There was a small business I once owned that I sold to a public company. I had a group of almost thirty employees that were committed and focused and really worked above and beyond what was expected of them. We had minimal staff turnover (in fact zero turnover over the 18 months before the sale) and internal staff satisfaction ratings were constantly high.
Within six months of the sale, only three of the original staff remained. The staff resignations came almost as fast as the client resignations. I wasn’t involved with the business after the sale but staff would call me from time to time for a coffee.
One day a long-term staff member rang and asked to have a coffee with me. I agreed and we sat down to talk about the current business. He told me he was about to resign. I asked why. He said that it was his birthday last week – and he didn’t get a birthday cake!
At face value it seemed pathetic.
When you dig deeper though, it seems entirely logical and we can all learn a few crucial lessons from it.
I spoke last week about the top seven reasons that employees stay with an organisation. Number two was having a good boss and number three was receiving recognition. These two components are very closely linked.
This long-term employee was not so precious to resign because he didn’t receive a cake on his birthday. The birthday cake itself was symbolic of a much greater lethargy towards employees from the new management team.
Which brings me to a few nice little touches that you can add to your business to make your staff feel special.
The first one seems obvious after my previous story. I recommend the CEO place the birthday of every employee in their diary and, first thing on the appropriate morning, send an e-mail to the employee wishing them happy birthday. It doesn’t have to be a comprehensive e-mail but one that shows a genuine interest in the fact it is their birthday. It will put an instant smile on their face and they will have an extra spring in their step for the day. Depending on the size of the organisation, I would also recommend a birthday cake to be celebrated at morning tea with either the staff member’s direct team or all employees in that particular location. Make that employee feel special for the day – for the cost of a twenty dollar birthday cake the benefits will be returned hundreds of times over.
Secondly, I would recommend a similar strategy on employment anniversary dates. We typically have a drafted policy that states what small token each employee will receive at each anniversary. For example, they may receive a gift to the value of $20 at their one year anniversary through to a gift valued at $100 at their ten year anniversary. Again a small price to pay for the chance to celebrate – in a very public way – an employee that has ticked over another year of service.

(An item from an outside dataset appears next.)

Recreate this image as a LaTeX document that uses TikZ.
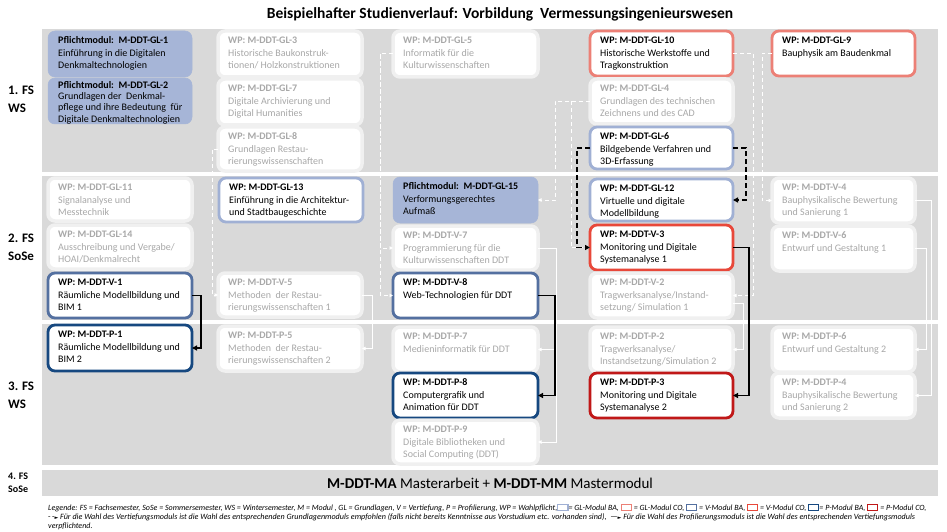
\documentclass[tikz,border=0pt]{standalone}
\usepackage{fontspec}
\setmainfont{Carlito}
\newfontfamily\symfont{DejaVu Sans}
\usetikzlibrary{arrows.meta}
\definecolor{bandgray}{RGB}{217,217,217}
\definecolor{pfl}{RGB}{166,181,215}
\definecolor{glba}{RGB}{160,176,212}
\definecolor{vba}{RGB}{84,112,160}
\definecolor{pba}{RGB}{22,72,128}
\definecolor{glco}{RGB}{236,128,118}
\definecolor{vco}{RGB}{232,72,58}
\definecolor{pco}{RGB}{192,24,24}
\definecolor{fadeb}{RGB}{240,240,240}
\definecolor{fadet}{RGB}{168,168,168}
\newcommand{\lbox}[1]{{\setlength{\fboxsep}{0pt}\setlength{\fboxrule}{1.1pt}\fcolorbox{#1}{white}{\rule{0pt}{5pt}\hspace{9pt}}}}
\newcommand{\modnode}[9]{%
  \node[#2, minimum width=#6pt, minimum height=#7pt] (#1) at (#4,#5) {};
  \node[#3] (#1-t) at ([xshift=10pt,yshift=-4pt]#1.north west) {\strut\textbf{#8}\\#9};
}
\tikzset{
 boxbase/.style={rounded corners=7pt, anchor=north west, inner sep=0pt, outer sep=0pt, fill=white, line width=2.8pt},
 fadebox/.style={boxbase, draw=fadeb, line width=3.5pt},
 pflbox/.style={boxbase, fill=pfl, draw=pfl, line width=0.5pt},
 glbabox/.style={boxbase, draw=glba},
 vbabox/.style={boxbase, draw=vba},
 pbabox/.style={boxbase, draw=pba},
 glcobox/.style={boxbase, draw=glco},
 vcobox/.style={boxbase, draw=vco},
 pcobox/.style={boxbase, draw=pco},
 mtext/.style={anchor=north west, inner sep=0pt, align=left, font=\fontsize{10}{12.3}\selectfont, text=black},
 ftext/.style={mtext, text=fadet},
 link/.style={line width=1.5pt, -{Triangle[length=5pt,width=5pt]}},
 dlink/.style={link, dash pattern=on 5pt off 3pt},
 wlink/.style={white, line width=1pt, -{Triangle[length=3.5pt,width=3.5pt]}},
 wdlink/.style={wlink, dash pattern=on 4pt off 3pt},
 band/.style={fill=bandgray, draw=none},
 semlabel/.style={anchor=west, align=left, inner sep=0pt, font=\bfseries\fontsize{13}{18}\selectfont},
 legtext/.style={anchor=base west, inner sep=0pt, font=\itshape\fontsize{8}{9}\selectfont},
}
\begin{document}
\begin{tikzpicture}[x=1pt,y=-1pt]
\useasboundingbox (0,0) rectangle (947,532);
\fill[white] (0,0) rectangle (947,532);
% bands
\fill[band] (42,29) rectangle (938,172);
\fill[band] (42,176) rectangle (938,320);
\fill[band] (42,324) rectangle (938,465);
\fill[band] (42,470) rectangle (938,496);
% title
\node[font=\bfseries\fontsize{15.5}{18}\selectfont] (title) at (500,14) {Beispielhafter Studienverlauf: Vorbildung\ \ Vermessungsingenieurswesen};
% semester labels
\node[semlabel] (s1) at (8,99) {1. FS\\WS};
\node[semlabel] (s2) at (8,247) {2. FS\\SoSe};
\node[semlabel] (s3) at (8,395) {3. FS\\WS};
\node[semlabel, font=\bfseries\fontsize{10}{13}\selectfont] (s4) at (8,483) {4. FS\\SoSe};
% band 1
\modnode{gl1}{pflbox}{mtext}{48}{31}{144}{46}{Pflichtmodul:\ \ M-DDT-GL-1}{Einführung in die Digitalen\\Denkmaltechnologien}
\node[pflbox, minimum width=144pt, minimum height=46pt] (gl2) at (48,78) {};
\node[mtext, font=\fontsize{10}{11.2}\selectfont] (gl2-t) at ([xshift=10pt,yshift=-2.5pt]gl2.north west) {\strut\textbf{Pflichtmodul:\ \ M-DDT-GL-2}\\Grundlagen der\ \ Denkmal-\\pflege und ihre Bedeutung\ \ für\\Digitale Denkmaltechnologien};
\modnode{gl3}{fadebox}{ftext}{218}{31}{144}{46}{WP: M-DDT-GL-3}{Historische Baukonstruk-\\tionen/ Holzkonstruktionen}
\modnode{gl7}{fadebox}{ftext}{218}{79}{144}{46}{WP: M-DDT-GL-7}{Digitale Archivierung und\\Digital Humanities}
\modnode{gl8}{fadebox}{ftext}{218}{127}{144}{44}{WP: M-DDT-GL-8}{Grundlagen Restau-\\rierungswissenschaften}
\modnode{gl5}{fadebox}{ftext}{393}{31}{145}{46}{WP: M-DDT-GL-5}{Informatik für die\\Kulturwissenschaften}
\modnode{gl10}{glcobox}{mtext}{590}{31}{143}{45}{WP: M-DDT-GL-10}{Historische Werkstoffe und\\Tragkonstruktion}
\modnode{gl4}{fadebox}{ftext}{590}{79}{143}{45}{WP: M-DDT-GL-4}{Grundlagen des technischen\\Zeichnens und des CAD}
\modnode{gl6}{glbabox}{mtext}{590}{127}{143}{42}{WP: M-DDT-GL-6}{Bildgebende Verfahren und\\3D-Erfassung}
\modnode{gl9}{glcobox}{mtext}{772}{31}{143}{45}{WP: M-DDT-GL-9}{Bauphysik am Baudenkmal}
% band 2
\modnode{gl11}{fadebox}{ftext}{48}{178}{144}{43}{WP: M-DDT-GL-11}{Signalanalyse und\\Messtechnik}
\modnode{gl14}{fadebox}{ftext}{48}{225}{144}{44}{WP: M-DDT-GL-14}{Ausschreibung und Vergabe/\\HOAI/Denkmalrecht}
\modnode{v1}{vbabox}{mtext}{48}{273}{144}{45}{WP: M-DDT-V-1}{Räumliche Modellbildung und\\BIM 1}
\modnode{gl13}{glbabox}{mtext}{219}{178}{144}{44}{WP: M-DDT-GL-13}{Einführung in die Architektur-\\und Stadtbaugeschichte}
\modnode{v5}{fadebox}{ftext}{218}{273}{144}{44}{WP: M-DDT-V-5}{Methoden\ \ der Restau-\\rierungswissenschaften 1}
\modnode{gl15}{pflbox}{mtext}{393}{177}{145}{46}{Pflichtmodul:\ \ M-DDT-GL-15}{Verformungsgerechtes\\Aufmaß}
\modnode{v7}{fadebox}{ftext}{393}{226}{145}{44}{WP: M-DDT-V-7}{Programmierung für die\\Kulturwissenschaften DDT}
\modnode{v8}{vbabox}{mtext}{393}{273}{145}{45}{WP: M-DDT-V-8}{Web-Technologien für DDT}
\modnode{gl12}{glbabox}{mtext}{590}{179}{143}{42}{WP: M-DDT-GL-12}{Virtuelle und digitale\\Modellbildung}
\modnode{v3}{vcobox}{mtext}{590}{225}{143}{45}{WP: M-DDT-V-3}{Monitoring und Digitale\\Systemanalyse 1}
\modnode{v2}{fadebox}{ftext}{590}{273}{143}{45}{WP: M-DDT-V-2}{Tragwerksanalyse/Instand-\\setzung/ Simulation 1}
\modnode{v4}{fadebox}{ftext}{772}{178}{143}{45}{WP: M-DDT-V-4}{Bauphysikalische Bewertung\\und Sanierung 1}
\modnode{v6}{fadebox}{ftext}{772}{226}{143}{45}{WP: M-DDT-V-6}{Entwurf und Gestaltung 1}
% band 3
\modnode{p1}{pbabox}{mtext}{48}{325}{144}{46}{WP: M-DDT-P-1}{Räumliche Modellbildung und\\BIM 2}
\modnode{p5}{fadebox}{ftext}{218}{326}{144}{45}{WP: M-DDT-P-5}{Methoden\ \ der Restau-\\rierungswissenschaften 2}
\modnode{p7}{fadebox}{ftext}{393}{327}{145}{45}{WP: M-DDT-P-7}{Medieninformatik für DDT}
\modnode{p8}{pbabox}{mtext}{393}{373}{145}{45}{WP: M-DDT-P-8}{Computergrafik und\\Animation für DDT}
\modnode{p9}{fadebox}{ftext}{393}{420}{145}{44}{WP: M-DDT-P-9}{Digitale Bibliotheken und\\Social Computing (DDT)}
\modnode{p2}{fadebox}{ftext}{590}{327}{143}{45}{WP: M-DDT-P-2}{Tragwerksanalyse/\\Instandsetzung/Simulation 2}
\modnode{p3}{pcobox}{mtext}{590}{373}{143}{45}{WP: M-DDT-P-3}{Monitoring und Digitale\\Systemanalyse 2}
\modnode{p6}{fadebox}{ftext}{772}{327}{143}{45}{WP: M-DDT-P-6}{Entwurf und Gestaltung 2}
\modnode{p4}{fadebox}{ftext}{772}{373}{143}{45}{WP: M-DDT-P-4}{Bauphysikalische Bewertung\\und Sanierung 2}
% band 4
\node[font=\fontsize{15}{17}\selectfont] (ma) at (490,483) {\textbf{M-DDT-MA} Masterarbeit + \textbf{M-DDT-MM} Mastermodul};
% white (faded) connectors
\draw[wdlink] (gl5.west) -- ([xshift=-13pt]gl5.west) |- (v7.west);
\draw[wdlink] ([xshift=-13pt]gl5.west) |- (v8.west);
\draw[wdlink] (gl8.west) -- ([xshift=-6pt]gl8.west) |- (v5.west);
\draw[wdlink] (gl4.west) -- ([xshift=-35pt]gl4.west) |- (gl15.east);
\draw[wdlink] ([xshift=-19pt]gl4.west) |- (v3.west);
\draw[wdlink] (gl10.east) -- ([xshift=20pt]gl10.east) |- (v2.east);
\draw[wdlink] (gl9.west) -- ([xshift=-10pt]gl9.west) |- (v4.west);
\draw[wlink] (v5.east) -- ([xshift=10pt]v5.east) |- (p5.east);
\draw[wlink] (v7.east) -- ([xshift=18pt]v7.east) |- (p7.east);
\draw[wlink] ([xshift=18pt]v7.east) |- (p9.east);
\draw[wlink] ([yshift=-8pt]v2.east) -- ([xshift=10pt,yshift=-8pt]v2.east) |- (p2.east);
\draw[wlink] (v6.east) -- ([xshift=11pt]v6.east) |- (p6.east);
\draw[wlink] (v4.east) -- ([xshift=16pt]v4.east) |- (p4.east);
% black connectors
\draw[link] (v1.east) -- ([xshift=9pt]v1.east) |- (p1.east);
\draw[link] (v8.east) -- ([xshift=17pt]v8.east) |- (p8.east);
\draw[link] (v3.east) -- ([xshift=16pt]v3.east) |- (p3.east);
\draw[dlink] (gl6.west) -- ([xshift=-13pt]gl6.west) |- (v3.west);
\draw[dlink] (gl6.east) -- ([xshift=13pt]gl6.east) |- (gl12.east);
% legend
\node[legtext] (leg1) at (48,510) {Legende: FS = Fachsemester, SoSe = Sommersemester, WS = Wintersemester, M = Modul , GL = Grundlagen, V = Vertiefung, P = Profilierung, WP = Wahlpflicht,\lbox{glba}= GL-Modul BA, \lbox{glco} = GL-Modul CO, \lbox{vba} = V-Modul BA, \lbox{vco} = V-Modul CO, \lbox{pba}= P-Modul BA, \lbox{pco} = P-Modul CO,};
\node[legtext, font=\itshape\fontsize{8.1}{9}\selectfont] (leg2) at (48,519.5) {\textup{-\,-{\symfont\fontsize{5}{6}\selectfont ►}} Für die Wahl des Vertiefungsmoduls ist die Wahl des entsprechenden Grundlagenmoduls empfohlen (falls nicht bereits Kenntnisse aus Vorstudium etc. vorhanden sind),\ \ \textup{—{\symfont\fontsize{5}{6}\selectfont ►}} Für die Wahl des Profilierungsmoduls ist die Wahl des entsprechenden Vertiefungsmoduls};
\node[legtext] (leg3) at (48,528.5) {verpflichtend.};
\end{tikzpicture}
\end{document}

Personal milestones of any nature really need to be celebrated. If an employee wins the left-hand blind-folded Frisbee throwing competition on the weekend, tell all the employees about it on the Monday morning. Congratulate the employee and ensure management is proud of their Frisbee-throwing employee. A monthly internal newsletter is a great way to ensure all of your staff feel an integral part of the team – including a focus on an employee each month. I actually love the idea of an employee of the month – and I recommend using an internal voting tool to allow all employees to vote for the employee of the month. Make it a transparent and open process whereby it is not open to management to pick a ‘favourite’. We have used a 1-10 voting scale where all employees vote for all other employees each month and the winner – on pure points – is named the ‘Employee of the Month’ and given a small gift card as well as being the one featured in the newsletter next month. It might sound a little corny – but the employees love it.
Number four on my list of ‘feel special’ items is to handwrite a Christmas card to ALL employees. I once was Chairman of an organisation with 344 employees. I spent a couple of days before Christmas handwriting a Christmas card – with a personalised message – to every single employee. Some said it was a waste of time but the feedback I received after the event was tremendous. No amount of wage increases can buy this kind of ‘feel-good’ atmosphere in an organisation.
The old chestnut is that sincerity is the key – and if you can fake that, you have it made! In all seriousness, one of the best things you can do for your staff is to show them you care about the most important asset you have in your business.